**EXERCISE OBJECTIVE:** List every line below containing "draw".
_ _ _ _ _ _ _
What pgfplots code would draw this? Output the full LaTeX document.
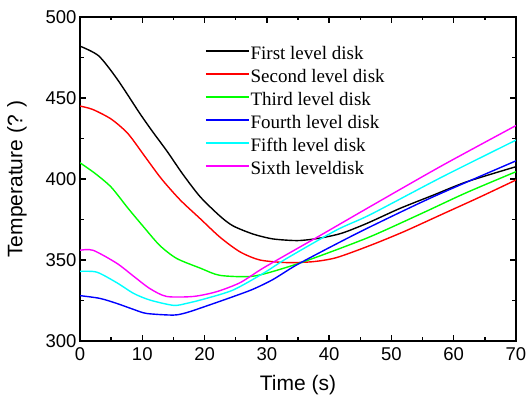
\documentclass[border=0pt]{standalone}
\usepackage{pgfplots}
\pgfplotsset{compat=1.18}
\usepackage{fontspec}
\setmainfont{Liberation Sans}
\newfontfamily\seriffont{Liberation Serif}
\definecolor{cgreen}{RGB}{0,255,0}
\definecolor{ccyan}{RGB}{0,255,255}
\definecolor{cmag}{RGB}{255,0,255}
\definecolor{cblue}{RGB}{0,0,255}
\definecolor{cred}{RGB}{255,0,0}
\begin{document}
\begin{tikzpicture}
\useasboundingbox (0,0) rectangle (526bp,400bp);
\begin{axis}[
  at={(80bp,59bp)}, anchor=south west,
  scale only axis, width=436bp, height=324bp,
  xmin=0, xmax=70, ymin=300, ymax=500,
  xtick={0,10,20,30,40,50,60,70}, ytick={300,350,400,450,500},
  minor x tick num=1, minor y tick num=1,
  tick align=inside, xtick pos=both, ytick pos=both,
  major tick length=6bp, minor tick length=3.5bp,
  tick style={draw=black, line width=1.3bp},
  axis line style={line width=1.6bp},
  /pgf/number format/assume math mode=true,
  tick label style={font=\fontsize{18.5bp}{21bp}\selectfont},
  xticklabel style={yshift=-3bp},
  every axis label/.append style={font=\fontsize{21bp}{24bp}\selectfont},
  xlabel={Time (s)}, ylabel={Temperature (? )},
  xlabel style={at={(axis description cs:0.5,-0.1358)}, anchor=center},
  ylabel style={at={(axis description cs:-0.1445,0.5)}, anchor=center},
  legend style={at={(rel axis cs:0.2867,0.909)}, anchor=north west, draw=none, fill=none,
    font=\seriffont\fontsize{19bp}{22bp}\selectfont, inner sep=0pt, row sep=6bp,
    nodes={inner sep=1bp, text height=12bp, text depth=3bp}},
  legend cell align=left,
  legend image code/.code={\draw[#1, line width=1.4bp] (0bp,4bp) -- (43bp,4bp);},
  every axis plot/.append style={line width=1.4bp, smooth, tension=0.45},
]
\addplot[black] coordinates {(0,482) (3,476) (6,461.5) (9.6,440.5) (11.7,429) (14,417) (16.5,403) (19.3,389) (22.5,377) (24.6,371) (27.8,366) (31,363) (35,362) (38.5,363.5) (42,366.5) (46,372.5) (51.4,381.9) (56.7,390) (62.1,398.3) (70,407.6)};
\addlegendentry{First level disk}
\addplot[cred] coordinates {(0,445) (2,443) (5,437) (7.7,428) (10.4,414) (13.1,400) (16.1,387) (19.3,375.5) (22.5,364) (25.7,355) (28.9,350) (33.2,348.4) (37.5,349) (41.2,351.5) (46.6,359) (52,367.5) (58,378) (64,388.5) (70,399.4)};
\addlegendentry{Second level disk}
\addplot[cgreen] coordinates {(0,410) (2.4,403.5) (5,395) (7.7,382) (10.2,370.5) (12.8,359) (15.5,351) (19.3,345) (22.5,340.5) (27.8,340) (33.2,345.5) (38.5,352.5) (46.6,364.4) (55,379) (62,391.5) (70,404.5)};
\addlegendentry{Third level disk}
\addplot[cblue] coordinates {(0,328) (3.2,326.3) (5.9,323.2) (8.6,319.5) (10.7,317) (15,316) (17.1,317.5) (20.3,321.6) (24.6,327.4) (27.8,332) (31,338) (34.8,347) (41.2,360) (46.6,370.5) (56.7,389) (70,411.2)};
\addlegendentry{Fourth level disk}
\addplot[ccyan] coordinates {(0,343) (2.7,342.5) (5.9,336) (8.6,329.4) (11.2,325.3) (15,322) (17.1,323.2) (20.3,326.3) (24.6,331.5) (29.4,341.7) (33.2,351) (41.2,368.5) (46.6,378) (58,401) (70,424)};
\addlegendentry{Fifth level disk}
\addplot[cmag] coordinates {(0,356) (2.1,356) (5.9,348) (8.6,340) (11.2,332.4) (13.9,327.5) (18.2,327.5) (21.9,330.4) (25.7,336) (29.4,345) (35.3,358) (38.5,365) (46.6,383) (58,408) (70,433)};
\addlegendentry{Sixth leveldisk}
\end{axis}
\end{tikzpicture}
\end{document}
_ _ _ _ _ _ _
**COMPLETE RESPONSE:**
What pgfplots code would draw this? Output the full LaTeX document.
  tick style={draw=black, line width=1.3bp},
  legend style={at={(rel axis cs:0.2867,0.909)}, anchor=north west, draw=none, fill=none,
  legend image code/.code={\draw[#1, line width=1.4bp] (0bp,4bp) -- (43bp,4bp);},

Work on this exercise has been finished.